Gun rights and gun laws are a darn effective barometer about life, politics, a state environment, mentality, etc. Anti-gun states tend to breed the same type of people, and those aren't my 'kind' of people. So living there is more than just gun rights, it's attitude. And consider this, these are your future jury of 'peers' if you ever did have to use a gun in self defense and were arrested/prosecuted. Would you rather have a jury of average New Yorkers or Texans when it comes to self defense with a scary looking gun?
What's more important to someone... a job, moving the family, pleasant or particular weather or a 'scene,' or exercising an important fundamental right?
I choose exercising a right over nearly anything else.
True story. I could have stayed in the military and was nearly 1/2 way to retirement. The 'hard' years were seemingly behind me.
Yet looking ahead, I saw doom and gloom in my future in the military. First of all, forget easy gun possession on base, and a total ban on any form of concealed carry. That effectively disarms a person for his travel to and from base, and all day on base, and any official travel. Also, the future holds assignments almost certainly in Washington DC, Hawaii, California, New Jersey, Maryland, etc.

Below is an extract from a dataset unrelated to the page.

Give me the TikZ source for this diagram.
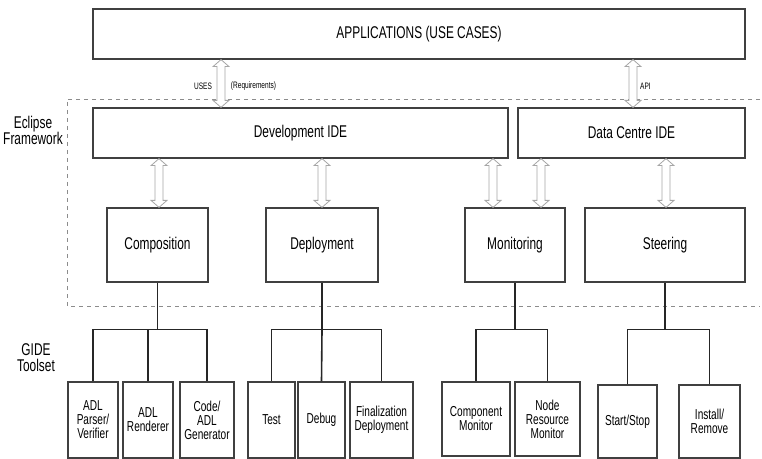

I would have to effectively abandon most or all of my gun collection, and register the remaining collection were I to bring it, for probably 1/2 of the next decade... (a decade in which I think we will see serious societal turmoil).
So, where would I store all of my stuff? How? At what cost?
I made a huge life decision to leave the military because it is basically like living in an oppressive NY, CA, DC, etc... A state, or an employer, that doesn't trust me with a firearm is nothing I'm wanting to be associated with any longer.
We have the amazing freedom of firearm ownership... why would ANYONE not want to live somewhere they can exercise it... I don't care how nice the weather in CA is or the 'history' in Boston, or the east coast, etc... no thanks.
I'll take my freedom over that any day.
BTW, I was worried that WA state would be oppressive, but it's amazingly a very pro-gun state. Easy and cheap concealed carry, face to face sales okay, SBRs, Suppressors, no magazine restrictions, no registration, few silly gun rules to speak of (a 5 day handgun wait on FFL purchases if you don't have a CPL - which while stupid is meaningless because you can buy a handgun FTF through the classifieds easier and cheaper, and if you have a CPL there is no wait at an FFL).
I had thought I would move from here after leaving the military, but I'd say it's among the best states for gun rights I've ever lived in.
Regarding sticking around in a hopeless state to try to fight the political fight, like NY or NJ or CA... it's always an option, but do you want to spend the next decade, or two, or three, disarmed and hassled as a gun owner when there ARE greener pastures...? It's a tough question. Sure someone has to do it... but my attitude is that some of those areas will only learn by being a 'crash and burn' example for the rest of the nation to see and hopefully learn from.
You can argue until you're out of breath with an anti-gun person, but until they SEE their failed policies they won't agree. So some of these places just need to go through the growing pains of electing these idiots, implementing their useless policies, oppressing the serfs, and watching crime soar. That is the best teacher. I suppose it boils down to whether a person wants to be a martyr or simply live his/her life in harmony, happiness and armed peace.
And what does a pro-gun person accomplish living in a hopelessly anti-gun state anyway? I'd suggest very little. A single vote in a sea of opposition. Meanwhile, a person is paying 40-50% of their income in tax revenue to the very officials and bureaucrats and police forces and judges that are oppressing the 2A. So a person living there is paying to oppress himself, and suffering the consequences. No thanks.
Take Houston and Chicago. Equal size cities, with similar demographics. Houston is pro gun and relatively safe, while Chicago is anti-gun and a war zone. I don't see how staying in Chicago would change anything, other than making a pro-gun person miserable and defenseless.
So, hopefully, other cities look to this and don't want to be Chicago. That lesson of failure of gun laws does more than all the talking on the subject combined.
I learned that you have to pick your battles wisely. Sticking around on a sinking ship like those anti-gun locations is not how I'd want to spend my days, angry and defenseless.
But as we've seen with many huge changes in various causes, HUGE swings can take place in just a decade or two... so the nation can look totally different with public opinion in just 5, 10, 15, 20 years. Abortion, Gay Rights, Gun Rights (like concealed carry, AWB, etc.).